Cognitive theorists believe the disorder to be a result of an
underlying belief that other people are unfriendly in combination
with a lack in self-awareness.
The World Health
Organization's ICD-10 lists paranoid personality
disorder under (F60.0). It is a requirement of ICD-10
that a diagnosis of any specific personality disorder also satisfies
a set of general personality disorder criteria. It is also
pointed out that for different cultures it may be necessary to
develop specific sets of criteria with regard to social norms, rules
and other obligations.
*PPD is characterized by at least three
of the following symptoms:*
- excessive sensitivity to setbacks and rebuffs;*
- tendency to bear grudges persistently (i.e. refusal to forgive insults and injuries or slights);
- suspiciousness and a pervasive tendency to distort experience by misconstruing the neutral or friendly actions of others as hostile or contemptuous;
- a combative and tenacious sense of self-righteousness out of keeping with the actual situation;
- recurrent suspicions, without justification, regarding sexual fidelity of spouse or sexual partner;
- tendency to experience excessive self-aggrandizing, manifest in a persistent self-referential attitude;
- preoccupation with unsubstantiated "conspiratorial" explanations of events both immediate to the patient and in the world at large.

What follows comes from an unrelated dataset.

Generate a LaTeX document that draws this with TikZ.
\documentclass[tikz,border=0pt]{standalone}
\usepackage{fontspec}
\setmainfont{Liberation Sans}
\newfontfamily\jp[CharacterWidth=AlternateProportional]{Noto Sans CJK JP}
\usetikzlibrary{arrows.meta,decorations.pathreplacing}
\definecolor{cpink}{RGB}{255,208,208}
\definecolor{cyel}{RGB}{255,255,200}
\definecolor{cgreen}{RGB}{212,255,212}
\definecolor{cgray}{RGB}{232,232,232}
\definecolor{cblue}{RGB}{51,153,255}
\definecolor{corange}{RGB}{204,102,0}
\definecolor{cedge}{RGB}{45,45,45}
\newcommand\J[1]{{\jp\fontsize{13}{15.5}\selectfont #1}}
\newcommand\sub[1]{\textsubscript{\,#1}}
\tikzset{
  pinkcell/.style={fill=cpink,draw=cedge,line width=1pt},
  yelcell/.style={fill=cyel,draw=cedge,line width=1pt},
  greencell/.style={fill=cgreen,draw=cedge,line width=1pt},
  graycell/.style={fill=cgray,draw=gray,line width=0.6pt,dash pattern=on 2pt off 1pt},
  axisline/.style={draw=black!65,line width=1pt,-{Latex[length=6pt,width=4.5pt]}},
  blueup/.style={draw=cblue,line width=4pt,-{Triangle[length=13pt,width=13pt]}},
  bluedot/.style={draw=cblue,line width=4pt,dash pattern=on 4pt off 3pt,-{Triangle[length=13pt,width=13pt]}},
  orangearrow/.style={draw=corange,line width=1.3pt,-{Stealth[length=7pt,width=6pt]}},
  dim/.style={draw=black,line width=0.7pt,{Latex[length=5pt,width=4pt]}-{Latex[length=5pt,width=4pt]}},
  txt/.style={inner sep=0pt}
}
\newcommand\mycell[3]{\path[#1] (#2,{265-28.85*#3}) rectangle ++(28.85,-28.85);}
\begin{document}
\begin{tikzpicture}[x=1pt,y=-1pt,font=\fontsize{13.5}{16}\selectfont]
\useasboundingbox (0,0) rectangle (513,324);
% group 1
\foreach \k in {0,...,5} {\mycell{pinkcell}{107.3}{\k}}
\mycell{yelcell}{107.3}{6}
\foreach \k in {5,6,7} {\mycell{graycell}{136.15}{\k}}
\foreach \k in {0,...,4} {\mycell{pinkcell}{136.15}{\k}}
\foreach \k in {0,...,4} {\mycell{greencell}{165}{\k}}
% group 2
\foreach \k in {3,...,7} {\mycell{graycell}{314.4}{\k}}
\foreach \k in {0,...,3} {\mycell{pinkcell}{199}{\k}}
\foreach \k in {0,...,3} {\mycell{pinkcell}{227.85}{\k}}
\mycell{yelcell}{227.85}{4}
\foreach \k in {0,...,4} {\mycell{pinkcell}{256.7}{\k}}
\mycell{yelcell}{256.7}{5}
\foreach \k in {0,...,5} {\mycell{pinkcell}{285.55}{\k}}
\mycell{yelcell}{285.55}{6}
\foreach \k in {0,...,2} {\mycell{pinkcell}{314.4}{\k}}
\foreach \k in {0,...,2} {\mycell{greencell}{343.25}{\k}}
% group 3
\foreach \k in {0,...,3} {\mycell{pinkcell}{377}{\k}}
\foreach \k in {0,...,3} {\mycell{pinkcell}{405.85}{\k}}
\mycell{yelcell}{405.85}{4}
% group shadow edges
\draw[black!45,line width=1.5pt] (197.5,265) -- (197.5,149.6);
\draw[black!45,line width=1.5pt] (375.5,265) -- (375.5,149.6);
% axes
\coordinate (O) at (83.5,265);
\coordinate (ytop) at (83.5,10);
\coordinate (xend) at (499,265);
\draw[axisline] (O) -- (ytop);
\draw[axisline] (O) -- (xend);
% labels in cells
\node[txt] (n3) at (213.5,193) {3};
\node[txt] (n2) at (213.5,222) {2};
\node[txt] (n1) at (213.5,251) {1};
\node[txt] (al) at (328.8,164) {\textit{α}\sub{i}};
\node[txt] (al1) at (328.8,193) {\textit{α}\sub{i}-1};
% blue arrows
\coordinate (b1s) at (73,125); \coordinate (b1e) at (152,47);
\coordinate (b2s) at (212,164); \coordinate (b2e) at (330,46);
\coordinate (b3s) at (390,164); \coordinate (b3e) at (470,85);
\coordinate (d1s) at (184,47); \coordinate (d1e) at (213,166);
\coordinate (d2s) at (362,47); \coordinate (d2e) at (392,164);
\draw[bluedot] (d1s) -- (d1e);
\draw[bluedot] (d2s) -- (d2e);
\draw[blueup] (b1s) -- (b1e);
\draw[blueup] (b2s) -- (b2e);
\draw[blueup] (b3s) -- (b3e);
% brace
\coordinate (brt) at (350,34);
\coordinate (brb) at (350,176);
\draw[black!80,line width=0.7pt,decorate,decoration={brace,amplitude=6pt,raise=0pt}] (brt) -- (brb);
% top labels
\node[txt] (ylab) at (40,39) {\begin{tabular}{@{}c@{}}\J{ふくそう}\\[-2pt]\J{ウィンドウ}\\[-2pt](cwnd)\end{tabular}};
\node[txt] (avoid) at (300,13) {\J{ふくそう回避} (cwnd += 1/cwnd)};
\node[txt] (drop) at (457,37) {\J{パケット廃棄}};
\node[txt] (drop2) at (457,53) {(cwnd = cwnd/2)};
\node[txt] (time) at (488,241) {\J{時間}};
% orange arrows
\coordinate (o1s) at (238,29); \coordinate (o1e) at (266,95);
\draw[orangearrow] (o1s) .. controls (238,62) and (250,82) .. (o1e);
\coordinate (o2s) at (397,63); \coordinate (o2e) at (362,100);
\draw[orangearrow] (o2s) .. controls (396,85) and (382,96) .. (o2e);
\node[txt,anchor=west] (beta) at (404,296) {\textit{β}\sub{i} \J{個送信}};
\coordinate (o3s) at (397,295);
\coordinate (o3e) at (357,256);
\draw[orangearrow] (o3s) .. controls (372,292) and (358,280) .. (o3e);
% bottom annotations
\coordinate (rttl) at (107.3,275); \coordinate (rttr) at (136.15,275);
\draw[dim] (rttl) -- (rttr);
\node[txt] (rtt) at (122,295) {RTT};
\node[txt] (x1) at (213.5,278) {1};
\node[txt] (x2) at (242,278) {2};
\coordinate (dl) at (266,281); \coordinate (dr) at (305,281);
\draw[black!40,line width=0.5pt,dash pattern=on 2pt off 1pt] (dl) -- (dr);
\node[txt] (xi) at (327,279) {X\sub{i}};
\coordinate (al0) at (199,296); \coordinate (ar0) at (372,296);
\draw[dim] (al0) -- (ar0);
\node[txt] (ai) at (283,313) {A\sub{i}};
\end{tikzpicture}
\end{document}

*These Includes*: expansive
paranoid, fanatic, querulant and sensitive paranoid
personality disorder.*
*DELUSIONAL DISORDER (DD)*
Delusional disorder is a mental
illness in which the patient presents delusions, but with
no accompanying prominent hallucinations, thought disorder, mood
disorder, or significant flattening of affect. Delusions are a
specific symptom of psychosis. Delusions can be "bizarre"
or "non-bizarre" in content; non-bizarre delusions are
fixed false beliefs that involve situations that occur in real life,
such as being harmed or poisoned. Apart from their delusion or
delusions, people with delusional disorder may continue to socialize
and function in a normal manner and their behavior does not
necessarily generally seem odd. However, the preoccupation with
delusional ideas can be disruptive to their overall lives.

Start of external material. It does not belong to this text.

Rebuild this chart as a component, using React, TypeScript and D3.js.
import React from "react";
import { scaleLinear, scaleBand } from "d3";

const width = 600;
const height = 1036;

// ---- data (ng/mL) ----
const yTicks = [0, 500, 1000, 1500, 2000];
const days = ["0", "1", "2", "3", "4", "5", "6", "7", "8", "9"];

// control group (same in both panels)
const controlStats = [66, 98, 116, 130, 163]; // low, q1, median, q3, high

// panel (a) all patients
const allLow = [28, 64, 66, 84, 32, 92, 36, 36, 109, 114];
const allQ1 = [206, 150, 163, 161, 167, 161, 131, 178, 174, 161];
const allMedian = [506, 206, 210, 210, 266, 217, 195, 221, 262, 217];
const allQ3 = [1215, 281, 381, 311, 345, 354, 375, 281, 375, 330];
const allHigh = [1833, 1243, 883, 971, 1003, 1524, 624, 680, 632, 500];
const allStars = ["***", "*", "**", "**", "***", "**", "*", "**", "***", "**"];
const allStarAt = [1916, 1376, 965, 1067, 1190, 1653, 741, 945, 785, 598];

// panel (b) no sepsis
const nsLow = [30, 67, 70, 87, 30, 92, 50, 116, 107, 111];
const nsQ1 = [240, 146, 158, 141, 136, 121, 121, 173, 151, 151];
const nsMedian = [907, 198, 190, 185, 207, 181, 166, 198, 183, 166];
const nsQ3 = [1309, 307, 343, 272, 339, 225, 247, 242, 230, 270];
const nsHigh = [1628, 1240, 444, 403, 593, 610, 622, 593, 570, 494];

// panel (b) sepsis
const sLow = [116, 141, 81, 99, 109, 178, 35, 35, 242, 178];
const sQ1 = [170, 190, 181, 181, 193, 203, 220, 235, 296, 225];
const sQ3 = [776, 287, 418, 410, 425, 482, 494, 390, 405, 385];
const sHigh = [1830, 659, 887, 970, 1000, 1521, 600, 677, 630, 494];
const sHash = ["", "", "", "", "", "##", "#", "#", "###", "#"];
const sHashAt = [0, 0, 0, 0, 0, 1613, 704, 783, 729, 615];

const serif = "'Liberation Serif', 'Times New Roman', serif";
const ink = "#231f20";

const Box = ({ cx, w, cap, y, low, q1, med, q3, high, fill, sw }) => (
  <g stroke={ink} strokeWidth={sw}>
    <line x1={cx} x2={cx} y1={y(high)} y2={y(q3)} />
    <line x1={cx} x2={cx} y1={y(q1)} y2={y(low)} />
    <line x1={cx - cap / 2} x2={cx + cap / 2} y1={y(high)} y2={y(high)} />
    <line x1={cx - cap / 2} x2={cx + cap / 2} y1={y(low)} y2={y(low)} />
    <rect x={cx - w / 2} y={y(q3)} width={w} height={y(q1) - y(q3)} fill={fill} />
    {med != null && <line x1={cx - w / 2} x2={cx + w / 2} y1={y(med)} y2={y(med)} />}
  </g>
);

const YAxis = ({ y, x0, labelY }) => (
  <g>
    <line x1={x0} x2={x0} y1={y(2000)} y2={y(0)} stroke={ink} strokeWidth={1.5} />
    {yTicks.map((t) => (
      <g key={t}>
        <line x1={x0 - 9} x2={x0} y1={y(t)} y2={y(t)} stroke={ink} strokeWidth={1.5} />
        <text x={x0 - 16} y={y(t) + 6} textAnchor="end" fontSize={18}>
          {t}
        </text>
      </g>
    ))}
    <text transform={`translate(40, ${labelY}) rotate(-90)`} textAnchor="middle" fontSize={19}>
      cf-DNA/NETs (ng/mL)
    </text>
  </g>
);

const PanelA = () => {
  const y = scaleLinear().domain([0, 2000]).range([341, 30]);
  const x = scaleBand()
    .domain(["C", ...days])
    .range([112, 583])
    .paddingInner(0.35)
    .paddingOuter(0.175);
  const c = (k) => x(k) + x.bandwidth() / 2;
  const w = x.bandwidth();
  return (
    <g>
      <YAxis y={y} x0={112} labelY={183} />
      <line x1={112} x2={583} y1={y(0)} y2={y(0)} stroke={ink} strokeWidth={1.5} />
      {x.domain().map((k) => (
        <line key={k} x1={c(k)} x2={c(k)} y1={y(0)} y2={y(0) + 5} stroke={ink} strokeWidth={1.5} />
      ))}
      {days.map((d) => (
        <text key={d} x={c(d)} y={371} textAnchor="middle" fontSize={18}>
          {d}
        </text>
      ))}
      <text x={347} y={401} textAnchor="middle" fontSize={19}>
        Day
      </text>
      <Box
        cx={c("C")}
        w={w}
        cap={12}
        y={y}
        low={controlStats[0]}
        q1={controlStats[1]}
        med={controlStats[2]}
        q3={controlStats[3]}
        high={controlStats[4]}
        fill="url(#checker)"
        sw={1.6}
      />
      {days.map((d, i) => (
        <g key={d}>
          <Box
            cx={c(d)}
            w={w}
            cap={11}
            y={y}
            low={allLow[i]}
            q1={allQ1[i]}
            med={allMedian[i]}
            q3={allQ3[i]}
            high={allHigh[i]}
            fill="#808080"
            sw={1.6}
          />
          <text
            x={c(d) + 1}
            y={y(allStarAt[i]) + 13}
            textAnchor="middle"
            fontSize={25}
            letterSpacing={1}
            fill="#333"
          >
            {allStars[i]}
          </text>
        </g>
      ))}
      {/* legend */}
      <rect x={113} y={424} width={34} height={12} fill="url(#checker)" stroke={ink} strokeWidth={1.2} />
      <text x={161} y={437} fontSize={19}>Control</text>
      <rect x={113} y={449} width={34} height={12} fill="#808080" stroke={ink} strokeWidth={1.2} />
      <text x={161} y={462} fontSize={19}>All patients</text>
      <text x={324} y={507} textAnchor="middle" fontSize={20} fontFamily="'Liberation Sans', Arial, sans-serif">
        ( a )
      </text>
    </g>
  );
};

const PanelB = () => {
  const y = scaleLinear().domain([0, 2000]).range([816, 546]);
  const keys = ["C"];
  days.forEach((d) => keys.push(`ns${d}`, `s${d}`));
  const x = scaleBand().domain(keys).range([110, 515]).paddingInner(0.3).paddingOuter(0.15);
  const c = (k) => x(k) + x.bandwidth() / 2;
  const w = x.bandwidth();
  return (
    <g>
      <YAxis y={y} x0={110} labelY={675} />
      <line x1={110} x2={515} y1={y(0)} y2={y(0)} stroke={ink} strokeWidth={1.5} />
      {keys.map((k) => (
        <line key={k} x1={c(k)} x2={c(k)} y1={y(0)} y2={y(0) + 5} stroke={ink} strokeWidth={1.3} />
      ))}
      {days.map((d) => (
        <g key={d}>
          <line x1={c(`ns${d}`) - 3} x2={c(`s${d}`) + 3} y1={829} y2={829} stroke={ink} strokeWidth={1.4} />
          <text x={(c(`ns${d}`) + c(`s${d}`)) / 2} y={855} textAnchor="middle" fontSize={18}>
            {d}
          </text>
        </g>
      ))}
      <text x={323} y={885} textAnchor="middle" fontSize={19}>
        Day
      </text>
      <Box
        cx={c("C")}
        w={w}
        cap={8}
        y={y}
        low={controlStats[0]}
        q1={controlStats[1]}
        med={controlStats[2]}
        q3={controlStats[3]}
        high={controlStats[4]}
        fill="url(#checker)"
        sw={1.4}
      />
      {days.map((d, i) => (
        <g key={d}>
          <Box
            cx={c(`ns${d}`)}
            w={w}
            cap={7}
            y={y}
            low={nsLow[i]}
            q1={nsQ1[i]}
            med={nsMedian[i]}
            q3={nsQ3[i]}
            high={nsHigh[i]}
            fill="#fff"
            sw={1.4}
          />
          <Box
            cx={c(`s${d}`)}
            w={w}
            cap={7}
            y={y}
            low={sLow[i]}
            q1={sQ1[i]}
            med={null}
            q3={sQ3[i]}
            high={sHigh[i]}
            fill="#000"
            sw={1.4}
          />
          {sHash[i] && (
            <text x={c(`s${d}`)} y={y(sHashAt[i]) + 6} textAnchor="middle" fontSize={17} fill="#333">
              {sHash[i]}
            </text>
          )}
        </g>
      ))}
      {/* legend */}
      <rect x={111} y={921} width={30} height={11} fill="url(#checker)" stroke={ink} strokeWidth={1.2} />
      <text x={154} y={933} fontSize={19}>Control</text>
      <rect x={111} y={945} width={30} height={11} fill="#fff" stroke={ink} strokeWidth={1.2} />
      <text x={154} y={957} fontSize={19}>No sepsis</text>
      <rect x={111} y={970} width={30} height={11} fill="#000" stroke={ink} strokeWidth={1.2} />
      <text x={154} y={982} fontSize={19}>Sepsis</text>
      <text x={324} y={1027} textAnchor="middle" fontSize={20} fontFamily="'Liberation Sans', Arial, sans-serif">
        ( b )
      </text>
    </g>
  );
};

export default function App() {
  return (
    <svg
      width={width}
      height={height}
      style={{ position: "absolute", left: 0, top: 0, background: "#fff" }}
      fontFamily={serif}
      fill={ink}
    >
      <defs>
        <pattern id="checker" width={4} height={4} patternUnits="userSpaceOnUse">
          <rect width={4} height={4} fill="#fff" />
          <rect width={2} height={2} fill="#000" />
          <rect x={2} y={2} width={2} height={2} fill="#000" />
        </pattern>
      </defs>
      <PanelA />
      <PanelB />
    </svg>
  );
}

For the diagnosis to be made, auditory
and visual hallucinations cannot be prominent, though olfactory or
tactile hallucinations related to the content of the delusion may be
present. The delusions cannot be due to the effects of
a drug, medication, or general medical condition, and
delusional disorder cannot be diagnosed in an individual previously
properly diagnosed with schizophrenia. A person with delusional
disorder may be high functioning in daily life. Recent and
comprehensive meta-analyses of scientific studies point to an
association between a deterioration in aspects of IQ in
psychotic patients, in particular perceptual reasoning.
According to German psychiatrist Emil
Kraepelin, patients with delusional disorder remain coherent,
sensible and reasonable.The Diagnostic and Statistical Manual of
Mental Disorders (DSM) defines six subtypes of the disorder
characterized as erotomanic (believes that someone is in
love with them), grandiose (believes that they are the
greatest, strongest, fastest, richest, or most intelligent person
ever), jealous (believes that the love partner is cheating on
them), persecutory (delusions that the person or someone to
whom the person is close is being malevolently treated in some way),
somatic (believes that they have a disease or medical condition), and
mixed, i.e., having features of more than one subtype. Delusions
also occur as symptoms of many other mental disorders, especially the
other psychotic disorders.
The DSM-IV, and psychologists agree
that personal beliefs should be evaluated with great respect to
cultural and religious differences, since some cultures have widely
accepted beliefs that may be considered delusional in other cultures.